Drought is having an impact on Parksville’s trees, and especially its cedars, with arborist staff at the city “dealing with the devastating loss of cedar trees in our parks,” reads a City of Parksville press release.
“Summer droughts over the past few years put severe stress on most of the trees in our urban forests with cedars the most susceptible,” it said.
Staff has undertaken inspecting hundreds of trees in Parksville parks.
While dead cedar trees can stand safely for years, the news release notes it’s a city priority to inspect each tree to determine if they are hazardous.
So far, work has been completed at Springwood Park, Wedgewood Park and Shelly Creek with a total of 50 trees removed, said Deb Tardiff, the city’s manager of communications.

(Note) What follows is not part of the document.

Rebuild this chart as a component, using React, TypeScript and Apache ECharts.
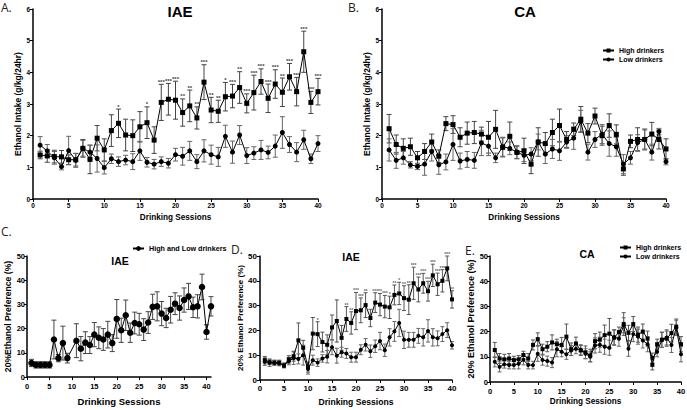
import { useEffect, useRef } from "react";
import * as echarts from "echarts";

const FONT = "'Liberation Sans', Arial, sans-serif";
const LETTER_FONT = "'Open Sans', 'DejaVu Sans', sans-serif";

const sessions = [1,2,3,4,5,6,7,8,9,10,11,12,13,14,15,16,17,18,19,20,21,22,23,24,25,26,27,28,29,30,31,32,33,34,35,36,37,38,39,40];
const xTicks = [0,5,10,15,20,25,30,35,40];

// Panel A – IAE ethanol intake (g/kg/24hr)
const aHigh = [1.39,1.36,1.34,1.33,1.24,1.24,1.6,1.25,1.92,1.55,2.16,2.39,2.02,2.0,2.28,2.41,1.86,3.05,3.15,3.12,2.73,2.94,2.56,3.69,2.81,2.77,3.23,3.25,3.52,3.02,3.36,3.71,3.18,3.63,3.37,3.86,3.39,4.65,3.05,3.39];
const aHighErr = [0.12,0.2,0.2,0.2,0.15,0.2,0.28,0.45,0.4,0.35,0.5,0.45,0.5,0.5,0.48,0.5,0.42,0.57,0.5,0.6,0.43,0.5,0.35,0.55,0.4,0.35,0.45,0.37,0.5,0.3,0.55,0.4,0.45,0.45,0.45,0.42,0.45,0.65,0.35,0.42];
const aLow = [1.7,1.52,1.3,1.02,1.53,1.22,1.6,1.48,1.28,0.99,1.27,1.18,1.23,1.18,1.52,1.16,1.1,1.18,1.13,1.4,1.35,1.52,1.18,1.52,1.4,1.33,1.98,1.48,2.02,1.37,1.45,1.55,1.47,1.67,2.1,1.72,1.48,1.87,1.27,1.75];
const aLowErr = [0.27,0.2,0.2,0.1,0.45,0.22,0.25,0.22,0.43,0.2,0.15,0.15,0.15,0.25,0.3,0.15,0.15,0.15,0.15,0.2,0.28,0.3,0.22,0.35,0.3,0.3,0.35,0.35,0.3,0.25,0.2,0.3,0.2,0.35,0.5,0.25,0.3,0.3,0.15,0.25];
const aStars = ["","","","","","","","","","","","*","","","","*","","***","***","***","**","**","**","***","**","**","*","***","**","***","***","***","***","***","**","***","***","***","***","***"];

// Panel B – CA ethanol intake
const bHigh = [2.22,1.72,1.6,1.65,1.3,1.5,1.8,1.35,2.38,2.35,1.95,2.08,2.1,2.05,1.95,2.2,1.63,1.98,1.47,1.52,1.1,1.8,1.75,2.1,2.32,1.88,2.2,2.52,2.08,2.62,2.0,2.32,2.04,0.95,1.82,1.88,1.88,2.05,1.88,1.58];
const bHighErr = [0.45,0.3,0.3,0.27,0.2,0.25,0.25,0.2,0.22,0.28,0.3,0.35,0.35,0.22,0.5,0.6,0.3,0.45,0.2,0.4,0.3,0.45,0.35,0.42,0.52,0.25,0.2,0.4,0.3,0.25,0.3,0.37,0.3,0.2,0.2,0.37,0.33,0.37,0.3,0.32];
const bLow = [1.55,1.22,1.3,1.08,1.03,1.1,1.5,1.08,1.17,1.72,1.2,1.25,1.22,1.77,1.67,1.3,1.65,1.6,1.48,1.38,1.42,1.8,1.42,1.58,1.52,1.8,1.92,2.45,1.48,1.88,2.05,1.75,1.65,1.1,1.3,1.78,1.88,1.48,2.13,1.18];
const bLowErr = [0.35,0.25,0.2,0.1,0.1,0.35,0.3,0.3,0.25,0.5,0.25,0.25,0.25,0.4,0.3,0.15,0.3,0.2,0.2,0.2,0.2,0.25,0.3,0.3,0.3,0.2,0.35,0.35,0.25,0.25,0.3,0.4,0.3,0.3,0.2,0.25,0.3,0.25,0.1,0.1];

// Panel C – IAE preference, all drinkers (session 10 missing)
const cSessions = [1,2,3,4,5,6,7,8,9,11,12,13,14,15,16,17,18,19,20,21,22,23,24,25,26,27,28,29,30,31,32,33,34,35,36,37,38,39,40,41];
const cVals = [5.8,5,5,5,5,15.5,7.8,14,7.8,15,11.7,14.2,13.2,17.5,16.2,15.5,17.5,14,24,19.3,25.5,18.3,22.3,21.8,19.6,22.5,29,29.2,26.2,24.4,27.8,30.3,28.5,31.8,33.3,28.8,29.2,37.2,18.6,29.2];
const cErr = [1.5,1.3,1.3,1.3,1.3,8,1.5,7,2,7,5,4.5,3.5,5,4.5,4.5,5.5,3.5,8,5,6.3,4,4.5,4.5,4.5,4.5,5.2,6,5,4,5.5,4.5,5,5,5.4,4.2,4.8,5.3,3,4];

// Panel D – IAE preference
const dHigh = [8,7.2,7,7,5.8,8.3,9.6,16,13,5.2,18.7,18.5,15.3,14.2,21.2,23.8,17,24.6,23,27.8,28.1,30.2,25,31.2,30.4,29.6,29.3,34.3,34.9,33,32.4,39,36.5,39,35.8,42.2,38.6,40,45,32.5];
const dHighErr = [1.5,1,1,1,0.8,1.5,2,7,3,2,6.5,5,4,4,5,8.5,5,5,4.5,7.5,5,5,3.5,4,4.5,4.5,4.5,4,4.5,5,6,6.5,5,4,4,4.5,4.5,4.5,5,3.5];
const dLow = [7.4,7,6.9,6.7,5.9,7.6,8.8,8.5,10,4.4,8,7,8.7,9.4,13.2,9.8,11.2,10.7,9.2,9.2,12.2,14.2,11.6,13.6,15.7,12,17.2,19.6,23,16.2,16.2,16.2,17.8,17.2,19.8,17.2,16.8,18.5,20.1,14];
const dLowErr = [1.5,1.5,1,1,1,1.5,2.5,2,4,2,2,1.5,1.5,2.5,3,3,2,2,2,2,2,2.5,2.5,2.5,3.5,2.5,3.5,4,5.5,3.5,3,3,3,3.5,4.5,3.5,3,3,3,1.5];
const dStars = ["","","","","","","","","","","","*","","","","","","**","**","***","***","**","","***","**","***","*","**","*","**","**","***","***","***","***","***","***","***","***","**"];

// Panel E – CA preference
const eHigh = [12.7,9.3,9,9.3,8.7,9,10.7,9.3,14.7,17,13,14,15.7,15,14.7,18,13,15.3,12.5,11.8,10.5,16.2,16.8,18.6,19.2,17.6,19.8,23,19.5,23,18.8,20,17.2,6.8,15,16.8,17.2,19.4,22,15];
const eHighErr = [3,2,2,2,1.5,1.5,1.5,2,2,2.5,2,2,3,2,3,5,2.5,2.5,2,2.5,2.5,3,3,4,6,3,2,4.5,3,3,3,3,3,2,2,3,3,3.5,3,3];
const eLow = [8,6,7,6.7,6.7,7.2,8.8,6.7,6.7,11.2,8.7,8.3,7.7,13,12,11,12.5,13.2,12.8,11.2,10,14.5,14.8,14,13.6,17.8,17.2,22.5,13.2,19,18,16.5,15,9.5,12,16.7,17.7,14.7,21.5,11];
const eLowErr = [2,2,1.5,1.5,1.5,2,2,1.5,1.5,3,2,2,2,3,2,2,2,2,2,2,2,3,3,3,3,3,3,3,3,3,3,3,3,2,2,3,3,3,3,3];

function lineSeries(name: string, idx: number, xs: number[], ys: number[], symbol: string, size: number) {
  return {
    type: "line", name, xAxisIndex: idx, yAxisIndex: idx, z: 3, silent: true,
    data: xs.map((x, k) => [x, ys[k]]),
    symbol, symbolSize: size, showSymbol: true,
    lineStyle: { color: "#000", width: 1 },
    itemStyle: { color: "#000" },
  };
}

function errSeries(idx: number, xs: number[], ys: number[], es: number[], color: string, cap: number) {
  return {
    type: "custom", xAxisIndex: idx, yAxisIndex: idx, z: 2, silent: true,
    data: xs.map((x, k) => [x, ys[k] - es[k], ys[k] + es[k]]),
    encode: { x: 0, y: [1, 2] },
    renderItem: (_p: any, api: any) => {
      const x = api.value(0);
      const lo = api.coord([x, api.value(1)]);
      const hi = api.coord([x, api.value(2)]);
      const st = { stroke: color, lineWidth: 1, fill: null };
      return {
        type: "group",
        children: [
          { type: "line", shape: { x1: lo[0], y1: lo[1], x2: hi[0], y2: hi[1] }, style: st },
          { type: "line", shape: { x1: hi[0] - cap, y1: hi[1], x2: hi[0] + cap, y2: hi[1] }, style: st },
          { type: "line", shape: { x1: lo[0] - cap, y1: lo[1], x2: lo[0] + cap, y2: lo[1] }, style: st },
        ],
      };
    },
  };
}

function starSeries(idx: number, xs: number[], ys: number[], es: number[], stars: string[], fontSize: number, color: string) {
  return {
    type: "scatter", xAxisIndex: idx, yAxisIndex: idx, z: 4, silent: true,
    symbolSize: 1, itemStyle: { color: "rgba(0,0,0,0)" },
    data: xs.map((x, k) => ({ name: stars[k], value: [x, ys[k] + es[k]] })).filter((d) => d.name),
    label: { show: true, position: "top", distance: -1, formatter: "{b}", fontSize, fontWeight: "bold", color, fontFamily: FONT },
  };
}

const axisLine = { show: true, onZero: false, lineStyle: { color: "#000", width: 1.5 } };

function xAxis(idx: number, max: number, labelSize: number, margin: number, nameGap: number, nameSize: number) {
  return {
    type: "value", gridIndex: idx, min: 0, max, interval: 5,
    axisLine,
    axisTick: { show: true, length: 3, inside: false, lineStyle: { color: "#000", width: 1 }, customValues: xTicks },
    axisLabel: { fontSize: labelSize, fontWeight: "bold", color: "#000", margin, fontFamily: FONT, customValues: xTicks },
    splitLine: { show: false },
    name: "Drinking Sessions", nameLocation: "middle", nameGap,
    nameTextStyle: { fontSize: nameSize, fontWeight: "bold", color: "#000", fontFamily: FONT },
  };
}

function yAxis(idx: number, max: number, interval: number, labelSize: number, margin: number, name: string, nameGap: number, nameSize: number) {
  return {
    type: "value", gridIndex: idx, min: 0, max, interval,
    axisLine,
    axisTick: { show: true, length: 3, lineStyle: { color: "#000", width: 1 } },
    axisLabel: { fontSize: labelSize, fontWeight: "bold", color: "#000", margin, fontFamily: FONT },
    splitLine: { show: false },
    name, nameLocation: "middle", nameGap,
    nameTextStyle: { fontSize: nameSize, fontWeight: "bold", color: "#000", fontFamily: FONT },
  };
}

function title(text: string, left: number, top: number, size: number, bold: boolean, font: string, align = "center") {
  return {
    text, left, top, padding: 0, textAlign: align,
    textStyle: { fontSize: size, fontWeight: bold ? "bold" : "normal", fontFamily: font, color: bold ? "#000" : "#222" },
  };
}

export default function App() {
  const ref = useRef<HTMLDivElement>(null);
  useEffect(() => {
    document.body.style.margin = "0";
    if (!ref.current) return;
    const chart = echarts.init(ref.current, null, { renderer: "svg" });
    const legendText = { fontSize: 7, fontWeight: "bold", color: "#000", fontFamily: FONT };
    const option: any = {
      animation: false,
      backgroundColor: "#fff",
      title: [
        title("IAE", 180, 4, 15, true, FONT),
        title("CA", 525, 4, 15, true, FONT),
        title("IAE", 120, 255, 10.5, true, FONT),
        title("IAE", 351, 251, 10.5, true, FONT),
        title("CA", 587, 248, 10.5, true, FONT),
        title("A.", 1, 1, 12, false, LETTER_FONT, "left"),
        title("B.", 348, 1, 12, false, LETTER_FONT, "left"),
        title("C.", 1, 225, 12, false, LETTER_FONT, "left"),
        title("D.", 231, 243, 12, false, LETTER_FONT, "left"),
        title("E.", 465, 244, 12, false, LETTER_FONT, "left"),
      ],
      legend: [
        { left: 602, top: 47, orient: "vertical", itemWidth: 11, itemHeight: 5, itemGap: 2, padding: 0, selectedMode: false, data: ["High drinkers", "Low drinkers"], textStyle: legendText },
        { left: 619, top: 244, orient: "vertical", itemWidth: 11, itemHeight: 5, itemGap: 2, padding: 0, selectedMode: false, data: ["High drinkers", "Low drinkers"], textStyle: legendText },
        { left: 132, top: 245, orient: "vertical", itemWidth: 11, itemHeight: 6, itemGap: 2, padding: 0, selectedMode: false, data: ["High and Low drinkers"], textStyle: { ...legendText, fontSize: 7.2 } },
      ],
      grid: [
        { left: 33, top: 9, width: 285, height: 190, outerBoundsMode: "none" },
        { left: 382, top: 9, width: 284, height: 190, outerBoundsMode: "none" },
        { left: 27, top: 256, width: 184, height: 121, outerBoundsMode: "none" },
        { left: 260, top: 256, width: 192, height: 124, outerBoundsMode: "none" },
        { left: 490, top: 256, width: 191, height: 126, outerBoundsMode: "none" },
      ],
      xAxis: [
        xAxis(0, 40, 6.5, 3, 14, 8.2),
        xAxis(1, 40, 6.5, 3, 14, 8.2),
        xAxis(2, 41, 7.5, 5, 19, 9.5),
        xAxis(3, 40, 8, 4, 17, 8.6),
        xAxis(4, 40, 7.5, 5, 15, 8.2),
      ],
      yAxis: [
        yAxis(0, 6, 1, 6.5, 3, "Ethanol Intake (g/kg/24hr)", 9, 8.5),
        yAxis(1, 6, 1, 6.5, 3, "Ethanol Intake (g/kg/24hr)", 11, 8.5),
        yAxis(2, 50, 10, 7.5, 2, "20%Ethanol Preference (%)", 15, 8.6),
        yAxis(3, 50, 10, 8, 3, "20% Ethanol Preference (%)", 14, 8),
        yAxis(4, 50, 10, 7.5, 2, "20% Ethanol Preference (%)", 9, 9),
      ],
      series: [
        errSeries(0, sessions, aHigh, aHighErr, "#444", 2.5),
        errSeries(0, sessions, aLow, aLowErr, "#666", 2.5),
        lineSeries("High drinkers", 0, sessions, aHigh, "rect", 5),
        lineSeries("Low drinkers", 0, sessions, aLow, "circle", 5),
        starSeries(0, sessions, aHigh, aHighErr, aStars, 6, "#000"),

        errSeries(1, sessions, bHigh, bHighErr, "#444", 2.5),
        errSeries(1, sessions, bLow, bLowErr, "#666", 2.5),
        lineSeries("High drinkers", 1, sessions, bHigh, "rect", 5),
        lineSeries("Low drinkers", 1, sessions, bLow, "circle", 5),

        errSeries(2, cSessions, cVals, cErr, "#444", 2.5),
        lineSeries("High and Low drinkers", 2, cSessions, cVals, "circle", 6.5),

        errSeries(3, sessions, dHigh, dHighErr, "#555", 2),
        errSeries(3, sessions, dLow, dLowErr, "#666", 2),
        lineSeries("High drinkers", 3, sessions, dHigh, "rect", 4),
        lineSeries("Low drinkers", 3, sessions, dLow, "circle", 4),
        starSeries(3, sessions, dHigh, dHighErr, dStars, 5, "#333"),

        errSeries(4, sessions, eHigh, eHighErr, "#555", 2),
        errSeries(4, sessions, eLow, eLowErr, "#666", 2),
        lineSeries("High drinkers", 4, sessions, eHigh, "rect", 4),
        lineSeries("Low drinkers", 4, sessions, eLow, "circle", 4),
      ],
    };
    chart.setOption(option);
    return () => chart.dispose();
  }, []);
  return <div ref={ref} style={{ width: 687, height: 410 }} />;
}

Final numbers on tree removals at Foster Park have not yet been determined, she said, adding that work remains to be done at Renz/Wolf Park, Humphrey, Aberdeen Park and others.
Even if inspections don’t result in the removal of a dead cedar tree, the tree remains on an inspection list for staff to monitor.
“As you can imagine this is a huge undertaking for the city’s arborists,” said Tardiff.
The news release notes that other tree species with deteriorate more quickly may be removed as a higher priority.
As the city removes these hazardous trees, it continues to plant trees as well, according to the news release.
Ornamental trees were planted in Parksville Community Park, downtown and in our park areas, while native trees were replanted in Eagleview Park with plans for 600 more trees to be planted in urban forested areas later this year.